The political situation is still an utter mess with the blocs themselves not knowing what they're doing or what they want…well, maybe some of them do but in general they're all basing their movements on reactions rather than a clear work plan.
Less than 24 hours before the parliament is scheduled to convene again and there's no agreement on the top 9 government posts and I think the chances for resuming the session is hardly around 50% that's if and only if the blocs present an agreeable list of 6 candidates president, chairmanship of the parliament and their deputies.
The premiership as you already know is another whole story; some parties within the UIA still insist that Jafari is the only candidate for this post while others leaked news about a deal to replace Jafari with another candidate also from the Dawa Party and here the names are either Jawad al-Maliki or Ali al-Adeeb and both of them have no better chances than Jafari had in gaining acceptance from other blocs and the official nomination of either one will probably move the process back to the first square and will make future negotiations even harder than what we've been seeing for the past 4 months.
Just now I heard from al-Arabiya news that the blocs failed to agree on the presidency council because of the names that emerged as candidates for the deputies posts; the names included Salih al-Mutlaq, two members from the Accord Front and surprisingly Ayad Allawi and Aadil Abdul Mahdi and these latter two were unexpected (and to a certain degree not preferred) to come here because Allawi had been long expected (and wanted) to become deputy PM while seeing Adul Mahdi's name here indicates that he isn't considering rerunning for premiership which supports the possibility of nominating someone from the Dawa Party and this can bring a deadlock even worse that what we already have; al-Maliki and al-Adeeb are far less accepted than Jafari.
Schools and universities told their students today not to come tomorrow and there are unconfirmed news that a daytime curfew will be imposed tomorrow to provide security during the meeting of the parliament, that's if they are going to meet.
The number of agreements that must be reached before the parliament can convene varies from one statement to another; some say that at least the presidency and parliament chairmanship must be decided today before going to the parliament and if this is the case the session will most likely be postponed, while other officials say that agreeing on the chairmanship alone is enough and the presidency can be decided tomorrow or in a later session.
Regardless of which threshold is the actual one, none has been reached as of now and no deal of any sort has been announced in this regard.
This is how things inside the 'green zone' look like but outside its walls or out in the 'red zone' like many call it now the concerns are different, mostly staying alive is what people care about…
The security situation had been steadily deteriorating since after the elections and the Samarra mosque bombing and Baghdad has become more dangerous a place than it used to be.
Makeshift barricades that block entrances and inner streets are now a common sight all over Baghdad, and these are part of protection plans implemented by the so called 'popular teams' or 'neighborhood watch teams' but in fact these teams are not so popular or people-based as they consist of trends that reflect the demographics of any given district; in one neighborhood the teams are led by the Mehdi militias while in others by former Ba'athists.
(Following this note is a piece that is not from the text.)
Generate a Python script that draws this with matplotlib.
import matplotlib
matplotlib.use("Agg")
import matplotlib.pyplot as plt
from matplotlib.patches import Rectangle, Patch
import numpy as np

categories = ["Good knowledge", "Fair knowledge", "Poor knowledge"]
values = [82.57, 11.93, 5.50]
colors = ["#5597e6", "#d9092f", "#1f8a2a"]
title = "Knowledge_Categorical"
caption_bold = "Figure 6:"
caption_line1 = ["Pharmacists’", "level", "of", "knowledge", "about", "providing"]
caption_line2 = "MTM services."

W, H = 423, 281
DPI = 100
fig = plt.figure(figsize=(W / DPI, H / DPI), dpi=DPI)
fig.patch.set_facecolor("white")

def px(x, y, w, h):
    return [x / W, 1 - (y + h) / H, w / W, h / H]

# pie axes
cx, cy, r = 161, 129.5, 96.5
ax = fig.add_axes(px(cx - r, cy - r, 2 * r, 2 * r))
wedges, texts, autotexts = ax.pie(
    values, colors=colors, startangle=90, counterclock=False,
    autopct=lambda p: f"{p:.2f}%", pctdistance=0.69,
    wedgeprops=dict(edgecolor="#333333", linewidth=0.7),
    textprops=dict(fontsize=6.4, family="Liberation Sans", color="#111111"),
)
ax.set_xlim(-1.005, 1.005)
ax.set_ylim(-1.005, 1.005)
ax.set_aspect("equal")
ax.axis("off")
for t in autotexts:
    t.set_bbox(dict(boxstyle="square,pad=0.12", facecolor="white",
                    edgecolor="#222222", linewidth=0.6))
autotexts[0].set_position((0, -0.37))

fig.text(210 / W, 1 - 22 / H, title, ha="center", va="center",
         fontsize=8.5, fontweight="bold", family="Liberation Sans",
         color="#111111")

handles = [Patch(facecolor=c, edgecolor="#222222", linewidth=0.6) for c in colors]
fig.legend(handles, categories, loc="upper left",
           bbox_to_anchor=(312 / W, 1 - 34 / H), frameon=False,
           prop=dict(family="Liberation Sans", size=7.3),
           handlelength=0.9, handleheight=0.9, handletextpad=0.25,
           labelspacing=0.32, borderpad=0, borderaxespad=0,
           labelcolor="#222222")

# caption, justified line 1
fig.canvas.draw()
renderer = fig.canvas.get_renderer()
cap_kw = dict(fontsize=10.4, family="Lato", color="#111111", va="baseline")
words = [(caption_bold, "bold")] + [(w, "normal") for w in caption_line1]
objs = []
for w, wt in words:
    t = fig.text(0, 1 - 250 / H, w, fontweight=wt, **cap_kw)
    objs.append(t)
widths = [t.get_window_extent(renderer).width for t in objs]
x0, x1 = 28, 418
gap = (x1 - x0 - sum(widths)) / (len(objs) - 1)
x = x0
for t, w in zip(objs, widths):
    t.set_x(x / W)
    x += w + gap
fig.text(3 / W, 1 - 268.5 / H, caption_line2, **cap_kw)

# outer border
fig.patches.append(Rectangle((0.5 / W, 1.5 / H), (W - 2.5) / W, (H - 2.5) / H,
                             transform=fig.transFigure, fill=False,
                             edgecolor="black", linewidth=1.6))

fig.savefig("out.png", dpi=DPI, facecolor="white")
These protection plans in addition to street blocks include putting more lights on the streets and in some neighborhoods you find fluorescent lights fixed on electricity and phone posts in front of each house. The expenses for this extra lighting is collected from the residents and the lights depend on private generators for electricity instead of the national grid that provides only 4 hours of power a day.
The plans also include night patrols and checkpoint that usually appear after sunset and are manned by young guys mostly under 25 who walk around the blocks or sit at crossroads for a few hours beyond midnight.
In some neighborhoods you'll be asked to either take duties in these patrols or pay 10,000 dinars each month "to support the watch teams" and the number rises to 15,000 in areas dominated by the Mehdi militias.
I personally do not feel safer with these teams around me because they represent yet another form in which the phenomenon of militias is being rooted but people here consider it a better alternative for the poor performance of the police and other interior ministry forces. And of course we frequently hear about clashes caused in many cases by misunderstanding between locals and government forces at night; after the people were told not to obey the police unless accompanied by the army or the MNF during night raids, those watch teams became suspicious of police patrol after night falls and they would set off alarms that are usually false about a suspected raid by the interior ministry commandoes.
Many such clashes took place recently especially at Aadhamiya, Hay al-Aamil and al-Doura and people tell contradicting rumors about the casualties but all indicate that large battles have happened.
Baghdad's residents are managing their daily life with great difficulty and each delay in forming the government makes the situation even tenser and people more worried and people of course have different attitudes; there are always those who expect the worst to come and there are those who still have hope that this mess must reach an end, however they all agree that the situation now is bad by all standards and the accusation fingers mostly point at politicians who are being blamed for this exacerbating crisis.